Следующее за ними переводное стихотворение Суинберна (из «Сада Прозерпины») — тоже о смерти, но и о благодарности богам «за то, что жизнь прервется, что мертвый не проснется, что в океан вольется слабейший из ручьев», о полном растворении «я», вливающегося в океан. Человек благодарит и за жизнь, и за смерть, «житьем насытясь сладким». Не так в сонете Джеральда Мэнли Хопкинса, где ни в жизни — день «оскомина от мрака», а «за ночь прожито часов, да черных!» — ни в смерти — «тем, кто в геенне, таково же… но горше» — нет утешения, смерть не прерывает страдания. По-другому мыслится смерть Горацием (Оды IV, 7). В его мире ничто не воскресит: «ни витийство, Торкват, ни верность», и «из преисподней тьмы ни Диана не избавит стыдливого Ипполита, ни Тезей не властен порвать летейские оковы любимому Пирифою». В прозрачной гармонии античного мира нет марта позорного, а весною «приходят обратно трава на луга и на дерево кудри», и «морозы смягчаются от Зефира», а потом все повторяется и «бежит обратно косная зима». А мы, люди, «ниспадем туда, где верный Эней, куда богатый Тулл и Анк, станем тень и прах».

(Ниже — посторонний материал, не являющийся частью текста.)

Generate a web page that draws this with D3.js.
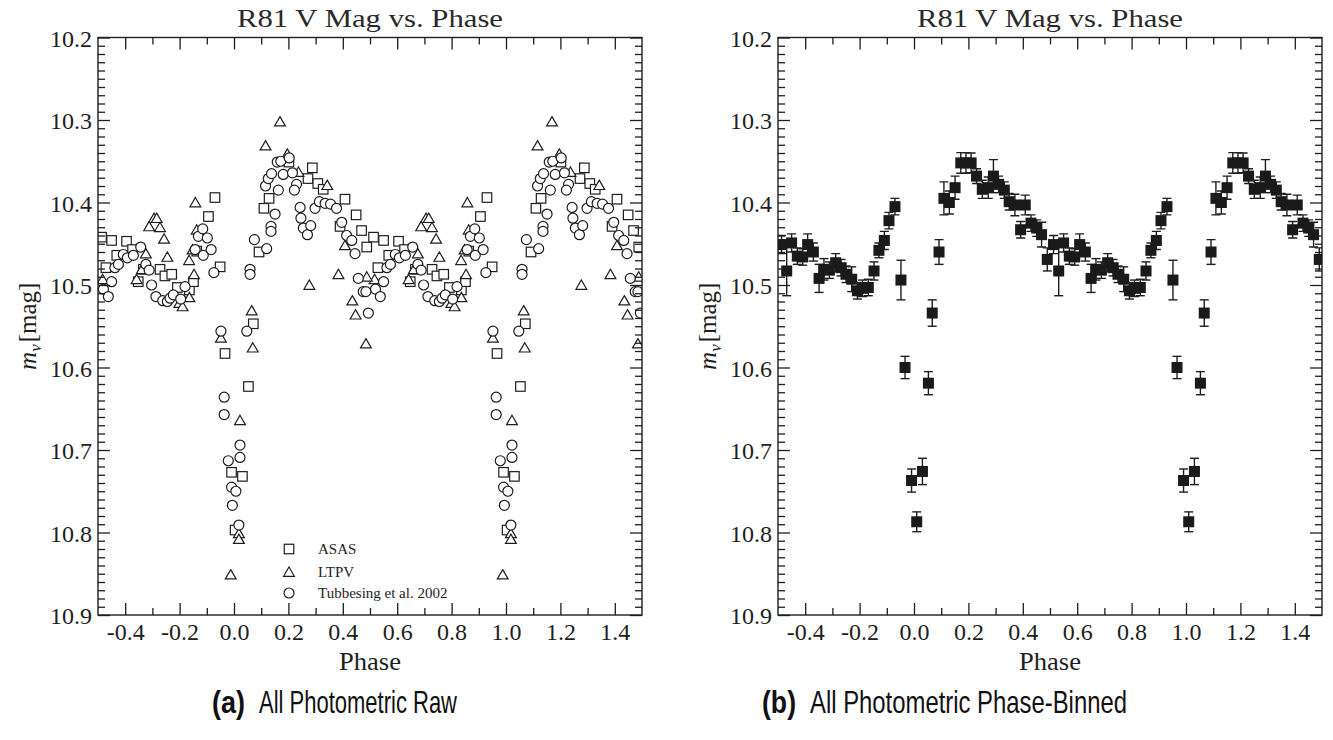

Cразу после Горация в сборнике перевод стихотворения Роберта Фроста «Возвратный сон». Оно не про смерть, а про страх: дерево, ель, «пытающаяся отомкнуть окно в комнате, где они спят», боится своих неловких лап, того, что оно становится «малым, как воробей, перед загадкой стекла». Это стекло — граница между елью, которая ни разу не вошла в комнату, и той «из спящих двоих», которая боится своего «возвратного сна», где дерево все-таки входит. Этот страх нарушенной границы между садом и домом, явью и сном, деревом и спящей женщиной напоминает страх близнецов из одноименного стихотворения второй половины 1990-х (в этом сборнике его нет). Близнецы «еще внутри у фрау в темноте смеются и боятся» того, «что потом» за границей живота. Они уже кое-что знают про мир, в которой они должны перейти, знают, что девочкам «нельзя в Китай» и что у них «времени немного». Но, как и сама фрау, не ведают, кто они, мальчики или девочки… Это незнание и то, что «времени немного», и пугает, и веселит их. А мы — и читатель, и автор — мы все-таки понимаем, что хоть мир и страшен, но все-таки слово «фрау» утешительно: эти близнецы родятся не в Китае…

Возвращаясь к сборнику, мы видим, что после стихотворения Фроста опять возвращается тема смерти. Но и тема границы не уходит. Перевод знаменитой автоэпитафии Адриана «Animula uagula blandula…», которую переводили многие поэты, о границе между жизнью и инобытием. Ближе всего к Гришиному переводу строки Мережковского: «Душенька сирая, бедная, / Тела гостья недолгая, / Ныне куда убегаешь ты? / Бледная, зябкая, голая, / Больше не будешь играть…». Латинский уменьшительный суффикс превращает душу в душеньку, что немножко меняет значение слова, уводя его в сторону от собственно души — к пьесе Богдановича, к эпиграфу к пушкинской «Барышне-крестьянке», наконец, к чеховской «Душечке». У Дашевского ласкательный суффикс заменяется словом «моя», инверсией — «душа моя», эпитетом — «ласковая»:

Душа моя шаткая, ласковая,
тела и гостья и спутница,
в какие места отправляешься,
застылая, бледная, голая,
и не пошутишь, как любишь?    

Мне в «я» этого стихотворения — вроде чужом, переводном, адриановском — видится то самое «я» из лирики более ранней, из лирики «У метро», не всеобщее, не всечеловеческое, а традиционно лирическое, индивидуальное, личное. Все эпитеты — ласковая, застылая, бледная, голая — и сам образ «тела и гостьи и спутницы» — на это «я» указывают. И такая в этом коротком тексте тоска от неизбежности расставания и неизвестности, куда она уходит, и такая надежда на то, что а вдруг все-таки там тоже можно пошутить, «как любишь»…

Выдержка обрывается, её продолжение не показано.